**Given data**:
※

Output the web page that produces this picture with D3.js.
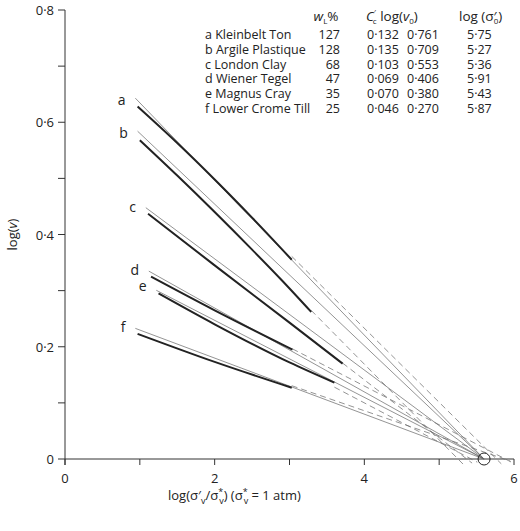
<!DOCTYPE html>
<html><head><meta charset="utf-8">
<script src="https://cdn.jsdelivr.net/npm/d3@7.9.0/dist/d3.min.js"></script>
<style>body{margin:0;background:#fff}text{font-family:"Open Sans",sans-serif;fill:#222}</style>
</head><body><svg id="chart" width="520" height="531"></svg>
<script>
const soils = ['a Kleinbelt Ton', 'b Argile Plastique', 'c London Clay', 'd Wiener Tegel', 'e Magnus Cray', 'f Lower Crome Till'];
const letters = ['a', 'b', 'c', 'd', 'e', 'f'];
const wL = ['127', '128', '68', '47', '35', '25'];
const cc = [0.132, 0.135, 0.103, 0.069, 0.070, 0.046];
const logV0 = [0.761, 0.709, 0.553, 0.406, 0.380, 0.270];
const logSigma0 = [5.75, 5.27, 5.36, 5.91, 5.43, 5.87];
const measured = [
  [[0.97, 0.628], [1.5, 0.563], [2.03, 0.494], [2.5, 0.43], [3.03, 0.355]],
  [[1.0, 0.568], [1.5, 0.505], [2.0, 0.44], [2.5, 0.373], [2.9, 0.318], [3.29, 0.262]],
  [[1.11, 0.437], [2.0, 0.345], [3.0, 0.243], [3.71, 0.17]],
  [[1.15, 0.325], [2.0, 0.265], [3.04, 0.195]],
  [[1.25, 0.295], [2.0, 0.24], [3.0, 0.172], [3.6, 0.136]],
  [[0.97, 0.223], [2.0, 0.173], [3.03, 0.127]],
];
const convergence = [5.6, 0];
const xTicks = [0, 1, 2, 3, 4, 5, 6];
const yTicks = [0, 0.1, 0.2, 0.3, 0.4, 0.5, 0.6, 0.7, 0.8];

const fmt = (d) => String(d).replace('.', '·');
const svg = d3.select('#chart');
const x = d3.scaleLinear().domain([0, 6]).range([65, 514]);
const y = d3.scaleLinear().domain([0, 0.8]).range([459, 10]);

// axes
svg.append('line').attr('x1', x(0)).attr('x2', x(6)).attr('y1', y(0)).attr('y2', y(0)).attr('stroke', '#333');
svg.append('line').attr('x1', x(0)).attr('x2', x(0)).attr('y1', y(0) + 6).attr('y2', y(0.8)).attr('stroke', '#333');
svg.selectAll('.xt').data(xTicks).join('line')
  .attr('x1', (d) => x(d)).attr('x2', (d) => x(d)).attr('y1', y(0)).attr('y2', y(0) + 6).attr('stroke', '#333');
svg.selectAll('.xl').data(xTicks.filter((d) => d % 2 === 0)).join('text')
  .attr('x', (d) => x(d)).attr('y', y(0) + 24).attr('text-anchor', 'middle').attr('font-size', 13).text(fmt);
svg.selectAll('.yt').data(yTicks).join('line')
  .attr('x1', x(0) - 7).attr('x2', x(0)).attr('y1', (d) => y(d)).attr('y2', (d) => y(d)).attr('stroke', '#333');
svg.selectAll('.yl').data(yTicks.filter((d, i) => i % 2 === 0)).join('text')
  .attr('x', x(0) - 11).attr('y', (d) => y(d) + 5).attr('text-anchor', 'end').attr('font-size', 13).text(fmt);
svg.append('text').attr('transform', `translate(17,${y(0.4)}) rotate(-90)`).attr('text-anchor', 'middle').attr('font-size', 13)
  .html('log(<tspan font-style="italic">v</tspan>)');

// x label built piece by piece to keep sub/superscripts apart
const xl = svg.append('text').attr('x', 168).attr('y', 500).attr('font-size', 13);
xl.append('tspan').text('log(σ′');
xl.append('tspan').attr('font-size', 9).attr('dy', 4).text('v');
xl.append('tspan').attr('dy', -4).text('/σ');
xl.append('tspan').attr('font-size', 9).attr('dy', -5).text('*');
xl.append('tspan').attr('font-size', 9).attr('dy', 9).attr('dx', -4).text('v');
xl.append('tspan').attr('dy', -4).text(')  (σ');
xl.append('tspan').attr('font-size', 9).attr('dy', -5).text('*');
xl.append('tspan').attr('font-size', 9).attr('dy', 9).attr('dx', -4).text('v');
xl.append('tspan').attr('dy', -4).text(' = 1 atm)');

const fit = (i, xv) => logV0[i] - cc[i] * xv;
soils.forEach((s, i) => {
  const pts = measured[i];
  const x0 = pts[0][0] - 0.03;
  svg.append('line').attr('x1', x(x0)).attr('y1', y(fit(i, x0) + 0.006))
    .attr('x2', x(convergence[0])).attr('y2', y(convergence[1])).attr('stroke', '#666').attr('stroke-width', 0.7);
  const xe = pts[pts.length - 1][0];
  svg.append('line').attr('x1', x(xe)).attr('y1', y(fit(i, xe)))
    .attr('x2', x(logSigma0[i] + 0.08)).attr('y2', y(fit(i, logSigma0[i] + 0.08)))
    .attr('stroke', '#666').attr('stroke-width', 0.7).attr('stroke-dasharray', '6,4');
  svg.append('path').datum(pts).attr('fill', 'none').attr('stroke', '#222').attr('stroke-width', 2)
    .attr('d', d3.line().x((d) => x(d[0])).y((d) => y(d[1])).curve(d3.curveMonotoneX));
  svg.append('text').attr('x', x(pts[0][0]) - 12).attr('y', y(pts[0][1]) - 2).attr('text-anchor', 'end')
    .attr('font-size', 14).text(letters[i]);
});
svg.append('circle').attr('cx', x(convergence[0])).attr('cy', y(convergence[1])).attr('r', 6)
  .attr('fill', 'none').attr('stroke', '#222');

// table
const tbl = svg.append('g').attr('font-size', 12.5);
tbl.append('text').attr('x', 326).attr('y', 21).attr('text-anchor', 'middle').attr('font-size', 13.5)
  .html('<tspan font-style="italic">w</tspan><tspan font-size="8" dy="3">L</tspan><tspan dy="-3">%</tspan>');
const hc = tbl.append('text').attr('x', 366).attr('y', 21).attr('font-size', 13.5);
hc.append('tspan').attr('font-style', 'italic').text('C');
hc.append('tspan').attr('font-size', 8).attr('dy', -6).text('′');
hc.append('tspan').attr('font-size', 8).attr('dy', 9).attr('dx', -3).text('c');
hc.append('tspan').attr('dy', -3).text(' log(');
hc.append('tspan').attr('font-style', 'italic').text('v');
hc.append('tspan').attr('font-size', 8).attr('dy', 3).text('0');
hc.append('tspan').attr('dy', -3).text(')');
const hs = tbl.append('text').attr('x', 459).attr('y', 21).attr('font-size', 13.5);
hs.append('tspan').text('log (σ′');
hs.append('tspan').attr('font-size', 8).attr('dy', 3).attr('dx', -3).text('0');
hs.append('tspan').attr('dy', -3).text(')');
soils.forEach((s, i) => {
  const ty = 39 + i * 14.8;
  tbl.append('text').attr('x', 205).attr('y', ty).text(s);
  tbl.append('text').attr('x', 340).attr('y', ty).attr('text-anchor', 'end').text(wL[i]);
  tbl.append('text').attr('x', 367).attr('y', ty).text(fmt(cc[i].toFixed(3)));
  tbl.append('text').attr('x', 407).attr('y', ty).text(fmt(logV0[i].toFixed(3)));
  tbl.append('text').attr('x', 467).attr('y', ty).text(fmt(logSigma0[i].toFixed(2)));
});
</script></body></html>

※

**Problem description**: Quote every line word for word and keep the images out of the copy.

**Correct output**:
Output the web page that produces this picture with D3.js.
<!DOCTYPE html>
<html><head><meta charset="utf-8">
<script src="https://cdn.jsdelivr.net/npm/d3@7.9.0/dist/d3.min.js"></script>
<style>body{margin:0;background:#fff}text{font-family:"Open Sans",sans-serif;fill:#222}</style>
</head><body><svg id="chart" width="520" height="531"></svg>
<script>
const soils = ['a Kleinbelt Ton', 'b Argile Plastique', 'c London Clay', 'd Wiener Tegel', 'e Magnus Cray', 'f Lower Crome Till'];
const letters = ['a', 'b', 'c', 'd', 'e', 'f'];
const wL = ['127', '128', '68', '47', '35', '25'];
const cc = [0.132, 0.135, 0.103, 0.069, 0.070, 0.046];
const logV0 = [0.761, 0.709, 0.553, 0.406, 0.380, 0.270];
const logSigma0 = [5.75, 5.27, 5.36, 5.91, 5.43, 5.87];
const measured = [
  [[0.97, 0.628], [1.5, 0.563], [2.03, 0.494], [2.5, 0.43], [3.03, 0.355]],
  [[1.0, 0.568], [1.5, 0.505], [2.0, 0.44], [2.5, 0.373], [2.9, 0.318], [3.29, 0.262]],
  [[1.11, 0.437], [2.0, 0.345], [3.0, 0.243], [3.71, 0.17]],
  [[1.15, 0.325], [2.0, 0.265], [3.04, 0.195]],
  [[1.25, 0.295], [2.0, 0.24], [3.0, 0.172], [3.6, 0.136]],
  [[0.97, 0.223], [2.0, 0.173], [3.03, 0.127]],
];
const convergence = [5.6, 0];
const xTicks = [0, 1, 2, 3, 4, 5, 6];
const yTicks = [0, 0.1, 0.2, 0.3, 0.4, 0.5, 0.6, 0.7, 0.8];

const fmt = (d) => String(d).replace('.', '·');
const svg = d3.select('#chart');
const x = d3.scaleLinear().domain([0, 6]).range([65, 514]);
const y = d3.scaleLinear().domain([0, 0.8]).range([459, 10]);

// axes
svg.append('line').attr('x1', x(0)).attr('x2', x(6)).attr('y1', y(0)).attr('y2', y(0)).attr('stroke', '#333');
svg.append('line').attr('x1', x(0)).attr('x2', x(0)).attr('y1', y(0) + 6).attr('y2', y(0.8)).attr('stroke', '#333');
svg.selectAll('.xt').data(xTicks).join('line')
  .attr('x1', (d) => x(d)).attr('x2', (d) => x(d)).attr('y1', y(0)).attr('y2', y(0) + 6).attr('stroke', '#333');
svg.selectAll('.xl').data(xTicks.filter((d) => d % 2 === 0)).join('text')
  .attr('x', (d) => x(d)).attr('y', y(0) + 24).attr('text-anchor', 'middle').attr('font-size', 13).text(fmt);
svg.selectAll('.yt').data(yTicks).join('line')
  .attr('x1', x(0) - 7).attr('x2', x(0)).attr('y1', (d) => y(d)).attr('y2', (d) => y(d)).attr('stroke', '#333');
svg.selectAll('.yl').data(yTicks.filter((d, i) => i % 2 === 0)).join('text')
  .attr('x', x(0) - 11).attr('y', (d) => y(d) + 5).attr('text-anchor', 'end').attr('font-size', 13).text(fmt);
svg.append('text').attr('transform', `translate(17,${y(0.4)}) rotate(-90)`).attr('text-anchor', 'middle').attr('font-size', 13)
  .html('log(<tspan font-style="italic">v</tspan>)');

// x label built piece by piece to keep sub/superscripts apart
const xl = svg.append('text').attr('x', 168).attr('y', 500).attr('font-size', 13);
xl.append('tspan').text('log(σ′');
xl.append('tspan').attr('font-size', 9).attr('dy', 4).text('v');
xl.append('tspan').attr('dy', -4).text('/σ');
xl.append('tspan').attr('font-size', 9).attr('dy', -5).text('*');
xl.append('tspan').attr('font-size', 9).attr('dy', 9).attr('dx', -4).text('v');
xl.append('tspan').attr('dy', -4).text(')  (σ');
xl.append('tspan').attr('font-size', 9).attr('dy', -5).text('*');
xl.append('tspan').attr('font-size', 9).attr('dy', 9).attr('dx', -4).text('v');
xl.append('tspan').attr('dy', -4).text(' = 1 atm)');

const fit = (i, xv) => logV0[i] - cc[i] * xv;
soils.forEach((s, i) => {
  const pts = measured[i];
  const x0 = pts[0][0] - 0.03;
  svg.append('line').attr('x1', x(x0)).attr('y1', y(fit(i, x0) + 0.006))
    .attr('x2', x(convergence[0])).attr('y2', y(convergence[1])).attr('stroke', '#666').attr('stroke-width', 0.7);
  const xe = pts[pts.length - 1][0];
  svg.append('line').attr('x1', x(xe)).attr('y1', y(fit(i, xe)))
    .attr('x2', x(logSigma0[i] + 0.08)).attr('y2', y(fit(i, logSigma0[i] + 0.08)))
    .attr('stroke', '#666').attr('stroke-width', 0.7).attr('stroke-dasharray', '6,4');
  svg.append('path').datum(pts).attr('fill', 'none').attr('stroke', '#222').attr('stroke-width', 2)
    .attr('d', d3.line().x((d) => x(d[0])).y((d) => y(d[1])).curve(d3.curveMonotoneX));
  svg.append('text').attr('x', x(pts[0][0]) - 12).attr('y', y(pts[0][1]) - 2).attr('text-anchor', 'end')
    .attr('font-size', 14).text(letters[i]);
});
svg.append('circle').attr('cx', x(convergence[0])).attr('cy', y(convergence[1])).attr('r', 6)
  .attr('fill', 'none').attr('stroke', '#222');

// table
const tbl = svg.append('g').attr('font-size', 12.5);
tbl.append('text').attr('x', 326).attr('y', 21).attr('text-anchor', 'middle').attr('font-size', 13.5)
  .html('<tspan font-style="italic">w</tspan><tspan font-size="8" dy="3">L</tspan><tspan dy="-3">%</tspan>');
const hc = tbl.append('text').attr('x', 366).attr('y', 21).attr('font-size', 13.5);
hc.append('tspan').attr('font-style', 'italic').text('C');
hc.append('tspan').attr('font-size', 8).attr('dy', -6).text('′');
hc.append('tspan').attr('font-size', 8).attr('dy', 9).attr('dx', -3).text('c');
hc.append('tspan').attr('dy', -3).text(' log(');
hc.append('tspan').attr('font-style', 'italic').text('v');
hc.append('tspan').attr('font-size', 8).attr('dy', 3).text('0');
hc.append('tspan').attr('dy', -3).text(')');
const hs = tbl.append('text').attr('x', 459).attr('y', 21).attr('font-size', 13.5);
hs.append('tspan').text('log (σ′');
hs.append('tspan').attr('font-size', 8).attr('dy', 3).attr('dx', -3).text('0');
hs.append('tspan').attr('dy', -3).text(')');
soils.forEach((s, i) => {
  const ty = 39 + i * 14.8;
  tbl.append('text').attr('x', 205).attr('y', ty).text(s);
  tbl.append('text').attr('x', 340).attr('y', ty).attr('text-anchor', 'end').text(wL[i]);
  tbl.append('text').attr('x', 367).attr('y', ty).text(fmt(cc[i].toFixed(3)));
  tbl.append('text').attr('x', 407).attr('y', ty).text(fmt(logV0[i].toFixed(3)));
  tbl.append('text').attr('x', 467).attr('y', ty).text(fmt(logSigma0[i].toFixed(2)));
});
</script></body></html>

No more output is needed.